1 - First, whites tend to hold onto ideals such as equality, individualism, and choice in an effort to explain why racial groups are disadvantaged.  In other words, people are only poor because they made bad choices, not because of some historical or cultural connection that supports racism
2 - Second, white people often use cultural stereotypes to rationalize racial inequality.  Rather than understand the sources of the problem, too many people simply latch onto stereotypes to explain the issue.
3 - The third factor is the false belief that segregation is a personal choice.  The suggestion is that it’s natural for racial groups to prefer “their own kind”  Often this attitude prevents white people from understanding the complex role institutionalized racism has on “segregated” communities.
4 - Finally, many whites in the United States simply believe that racism is a thing of the past and deny that it has any impact on minorities’ lives today.  Such thinking serves to defend the way things are, add excuses the dominant group from any responsibility to make things better. (Carl, 2013, p. 46)

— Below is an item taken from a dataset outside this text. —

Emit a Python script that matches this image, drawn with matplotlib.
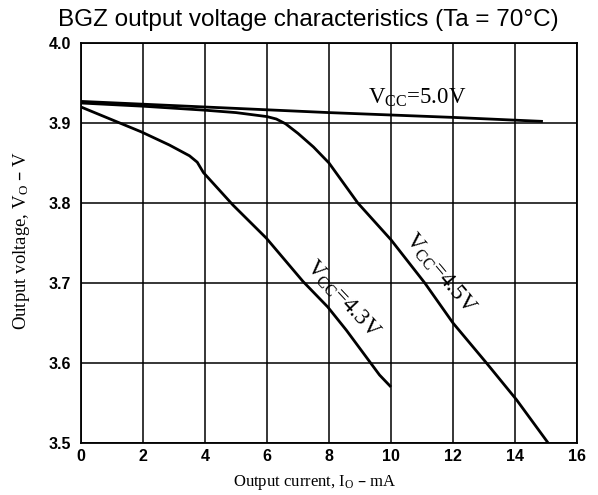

PLEASE, I BEG OF YOU, do not allow the violence of Dallas, or Minnesota, or Baton Rouge, to bubble up your hatred, or your stereotypes.  Instead, let’s all take a step back and evaluate what is happening, what needs to change, and how we can be a part of facilitating that change.  My impact will be most felt on the lives of my children, who are begging me to come play, so I am going to have to finish this soon.  I can teach them that each person is deserving of love and that their world is going to try to teach them to believe things about other people that are not true.  As my husband left this morning, I was in tears, explaining to him my fears over what the future holds for them, and he said, “They are the ones who can change it”.  So, please, let’s teach our children that evil should not repay evil, that we need to stand up for our black brothers and sisters and lovingly find a way to give them the rights that we all pretend they received with the Civil Right’s Movement.  Let’s teach them that a joke about someones race is just as harmful as hitting them.  Let’s teach them that if an officer kills a black man, we should be enraged and we should fight, but with our words, our policies, and with change, not with violence.  Otherwise we are just going to keep doing this to ourselves.


Carl, J. D. (2013). Think social problems, 2013. Boston: Pearson.